In the third year since it launched its runway safety initiative, Flight Safety Foundation runway safety results appear to have improved for 2009.
The results were revealed at FSF's European Aviation Safety Seminar in Lisbon. Last year there were no runway incursions, one runway confusion event, but 25 runway excursions, representing 28% of all accidents and involving 19 fatalities.
This compares with 2008's figures of no incursions or confusion events, but 38 runway excursions and 36 resulting deaths. Runway excursions that year represented 39% of all accidents. The previous year showed 334 fatalities from excursions.
So excursion events, and resulting fatalities, seem to be reducing since the launch of the runway safety initiative, but the FSF is not yet claiming that the initiative and the reduction are linked.
Runway safety incidents from 1995 to 2008 show that the annual average is fewer than one runway incursion or confusion event, but 30 excursion accidents.

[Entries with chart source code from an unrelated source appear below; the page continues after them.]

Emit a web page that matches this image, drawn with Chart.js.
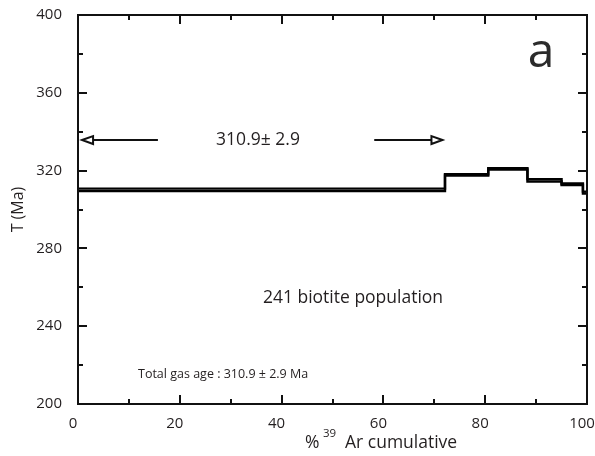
<!DOCTYPE html>
<html>
<head>
<meta charset="utf-8">
<script src="https://cdn.jsdelivr.net/npm/chart.js@4/dist/chart.umd.min.js"></script>
<style>
  html, body { margin: 0; padding: 0; background: #fff; }
  #c { display: block; }
</style>
</head>
<body>
<canvas id="c" width="595" height="456"></canvas>
<script>
// ---- data ----
const stepStarts = [0, 72.1, 80.6, 88.3, 95.0, 99.2];   // % 39Ar cumulative at start of each step
const stepAges   = [310.1, 317.8, 320.9, 315.0, 313.0, 308.7]; // apparent age (Ma)
const stepHalf   = [0.65, 0.35, 0.35, 0.6, 0.4, 0.5];     // half height of each step box (Ma)
const xTicks = [0, 20, 40, 60, 80, 100];
const yTicks = [200, 240, 280, 320, 360, 400];
const plateauLabel = '310.9\u00b1 2.9';
const populationLabel = '241 biotite population';
const totalGasLabel = 'Total gas age : 310.9 \u00b1 2.9 Ma';
const panelLabel = 'a';
// plateau arrows (x range in %, y level in Ma)
const arrowLeft  = [15.7, 0.8];
const arrowRight = [58.2, 71.6];
const arrowLevel = 335.7;

const FONT = "'Open Sans', 'DejaVu Sans', sans-serif";
const INK = '#231f20';

function stepPoints(sign) {
  const pts = stepStarts.map((x, i) => ({ x: x, y: stepAges[i] + sign * stepHalf[i] }));
  const last = stepAges.length - 1;
  pts.push({ x: 100, y: stepAges[last] + sign * stepHalf[last] });
  return pts;
}

const framePlugin = {
  id: 'frame',
  afterDraw(chart) {
    const { ctx, chartArea: a, scales: { x, y } } = chart;
    ctx.save();
    ctx.strokeStyle = '#111';
    ctx.lineWidth = 2;
    ctx.strokeRect(a.left, a.top, a.right - a.left, a.bottom - a.top);
    // inward ticks
    ctx.beginPath();
    for (let v = 10; v < 100; v += 10) {
      const px = Math.round(x.getPixelForValue(v));
      const len = v % 20 === 0 ? 9 : 5;
      ctx.moveTo(px, a.bottom); ctx.lineTo(px, a.bottom - len);
      ctx.moveTo(px, a.top); ctx.lineTo(px, a.top + len);
    }
    for (let v = 220; v < 400; v += 20) {
      const py = Math.round(y.getPixelForValue(v));
      const len = (v - 200) % 40 === 0 ? 9 : 5;
      ctx.moveTo(a.left, py); ctx.lineTo(a.left + len, py);
      ctx.moveTo(a.right, py); ctx.lineTo(a.right - len, py);
    }
    ctx.stroke();

    // arrows
    const ay = y.getPixelForValue(arrowLevel);
    function arrow(x0, x1) {
      const p0 = x.getPixelForValue(x0), p1 = x.getPixelForValue(x1);
      const dir = Math.sign(p1 - p0);
      ctx.lineWidth = 2;
      ctx.beginPath();
      ctx.moveTo(p0, ay); ctx.lineTo(p1 - dir * 10, ay);
      ctx.stroke();
      ctx.lineWidth = 2;
      ctx.beginPath();
      ctx.moveTo(p1, ay);
      ctx.lineTo(p1 - dir * 11, ay - 4);
      ctx.lineTo(p1 - dir * 11, ay + 4);
      ctx.closePath();
      ctx.fillStyle = '#fff';
      ctx.fill();
      ctx.stroke();
    }
    arrow(arrowLeft[0], arrowLeft[1]);
    arrow(arrowRight[0], arrowRight[1]);

    // texts
    ctx.fillStyle = INK;
    ctx.textBaseline = 'middle';
    ctx.textAlign = 'center';
    ctx.font = '17.5px ' + FONT;
    ctx.fillText(plateauLabel, 258, ay);
    ctx.fillText(populationLabel, 353, 298);
    ctx.textAlign = 'left';
    ctx.font = '12.5px ' + FONT;
    ctx.fillText(totalGasLabel, 138, 374);
    ctx.textAlign = 'center';
    ctx.font = '48px ' + FONT;
    ctx.fillStyle = '#2b2b2b';
    ctx.fillText(panelLabel, 541, 53);

    // x axis title with superscript
    ctx.fillStyle = INK;
    ctx.textAlign = 'left';
    ctx.textBaseline = 'alphabetic';
    ctx.font = '17.5px ' + FONT;
    ctx.fillText('%', 305, 448);
    ctx.font = '11.5px ' + FONT;
    ctx.fillText('39', 323, 437);
    ctx.font = '17.5px ' + FONT;
    ctx.fillText('Ar cumulative', 345, 448);
    ctx.restore();
  }
};

const lineStyle = {
  borderColor: '#000',
  borderWidth: 2.4,
  pointRadius: 0,
  fill: false,
  stepped: 'before',
  tension: 0
};

function noPad(s) {
  s.paddingTop = 0; s.paddingBottom = 0; s.paddingLeft = 0; s.paddingRight = 0;
}

new Chart(document.getElementById('c'), {
  type: 'line',
  data: {
    datasets: [
      Object.assign({ label: 'upper', data: stepPoints(1) }, lineStyle),
      Object.assign({ label: 'lower', data: stepPoints(-1) }, lineStyle)
    ]
  },
  options: {
    responsive: false,
    animation: false,
    events: [],
    layout: { padding: { top: 15, right: 8, left: 0, bottom: 0 } },
    plugins: { legend: { display: false }, tooltip: { enabled: false } },
    scales: {
      x: {
        type: 'linear',
        min: 0, max: 100,
        afterBuildTicks(s) { s.ticks = xTicks.map(v => ({ value: v })); },
        afterFit(s) { s.height = 52; noPad(s); },
        grid: { display: false, drawTicks: false },
        border: { display: false },
        ticks: { color: INK, font: { family: FONT, size: 15 }, padding: 11, labelOffset: -5, maxRotation: 0 }
      },
      y: {
        type: 'linear',
        min: 200, max: 400,
        afterBuildTicks(s) { s.ticks = yTicks.map(v => ({ value: v })); },
        afterFit(s) { s.width = 78; noPad(s); },
        grid: { display: false, drawTicks: false },
        border: { display: false },
        ticks: { color: INK, font: { family: FONT, size: 15 }, padding: 16 },
        title: { display: true, text: 'T (Ma)', color: INK, font: { family: FONT, size: 16 }, padding: { top: 9, bottom: 0 } }
      }
    }
  },
  plugins: [framePlugin]
});
</script>
</body>
</html>
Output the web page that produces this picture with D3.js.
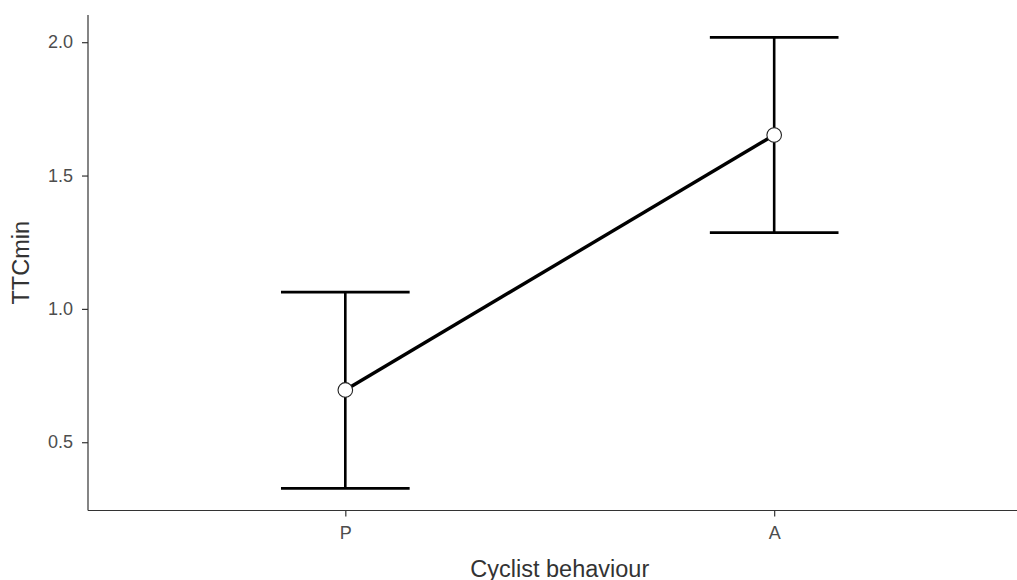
<!DOCTYPE html>
<html><head><meta charset="utf-8">
<script src="https://cdn.jsdelivr.net/npm/d3@7"></script>
<style>body{margin:0;background:#fff;} svg{display:block;}</style>
</head><body>
<svg id="chart" width="1017" height="580"></svg>
<script>
const categories = ["P", "A"];
const means = [0.696, 1.652];
const upper = [1.063, 2.018];
const lower = [0.327, 1.286];
const yTicks = [0.5, 1.0, 1.5, 2.0];
const xTitle = "Cyclist behaviour";
const yTitle = "TTCmin";

(function () {
const data = categories.map((c, i) => ({c, m: means[i], hi: upper[i], lo: lower[i]}));
const svg = d3.select("#chart");
const pLeft = 88, pRight = 1031.5, pTop = 15, pBottom = 510.5;

const x = d3.scalePoint().domain(categories).range([pLeft, pRight]).padding(0.6);
const y = d3.scaleLinear().domain([0.244, 2.102]).range([pBottom, pTop]);
const capHalf = x.step() * 0.15;

const font = "'Liberation Sans', Arial, sans-serif";
const yAxis = svg.append("g").attr("transform", `translate(${pLeft},0)`)
  .call(d3.axisLeft(y).tickValues(yTicks).tickFormat(d3.format(".1f")).tickSize(6).tickPadding(9).tickSizeOuter(0));
const xAxis = svg.append("g").attr("transform", `translate(0,${pBottom})`)
  .call(d3.axisBottom(x).tickSize(6).tickPadding(10).tickSizeOuter(0));
[yAxis, xAxis].forEach(g => {
  g.select(".domain").attr("stroke", "#333").attr("stroke-width", 1.2);
  g.selectAll(".tick line").attr("stroke", "#333").attr("stroke-width", 1.2);
  g.selectAll(".tick text").attr("fill", "#4d4d4d").style("font-family", font).style("font-size", "18px");
});
yAxis.select(".domain").attr("d", `M0,${pTop}V${pBottom}`);
xAxis.select(".domain").attr("d", `M${pLeft},0H${pRight}`);

const eb = svg.append("g").attr("stroke", "#000").attr("stroke-width", 2.6).attr("fill", "none");
data.forEach(d => {
  const cx = x(d.c);
  eb.append("line").attr("x1", cx).attr("x2", cx).attr("y1", y(d.hi)).attr("y2", y(d.lo));
  eb.append("line").attr("x1", cx - capHalf).attr("x2", cx + capHalf).attr("y1", y(d.hi)).attr("y2", y(d.hi));
  eb.append("line").attr("x1", cx - capHalf).attr("x2", cx + capHalf).attr("y1", y(d.lo)).attr("y2", y(d.lo));
});

svg.append("path").datum(data)
  .attr("d", d3.line().x(d => x(d.c)).y(d => y(d.m)))
  .attr("stroke", "#000").attr("stroke-width", 3.4).attr("fill", "none");

svg.append("g").selectAll("circle").data(data).join("circle")
  .attr("cx", d => x(d.c)).attr("cy", d => y(d.m)).attr("r", 7.3)
  .attr("fill", "#fff").attr("stroke", "#222").attr("stroke-width", 1.1);

svg.append("text").attr("x", (pLeft + pRight) / 2).attr("y", 576.5).attr("text-anchor", "middle")
  .style("font-family", font).style("font-size", "23.5px").attr("fill", "#333").text(xTitle);
svg.append("text").attr("transform", `translate(28.5,${(pTop + pBottom) / 2}) rotate(-90)`).attr("text-anchor", "middle")
  .style("font-family", font).style("font-size", "23.5px").attr("fill", "#333").text(yTitle);
})();
</script>
</body></html>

Presenting the figures, the FSF's director of technical programmes Jim Burin said the most effective action airlines can take is to have a stabilised approach policy that it ensures its pilots carry out, and to have a genuinely no-blame go-around policy.
Air traffic control should play its part by avoiding slam-dunk approaches or late runway changes to facilitate stabilised approaches, and to provide the best real-time weather and runway data available.
Airports can assist by grooving runways, providing good lighting, and they can reduce potential damage by having safe runway overrun areas.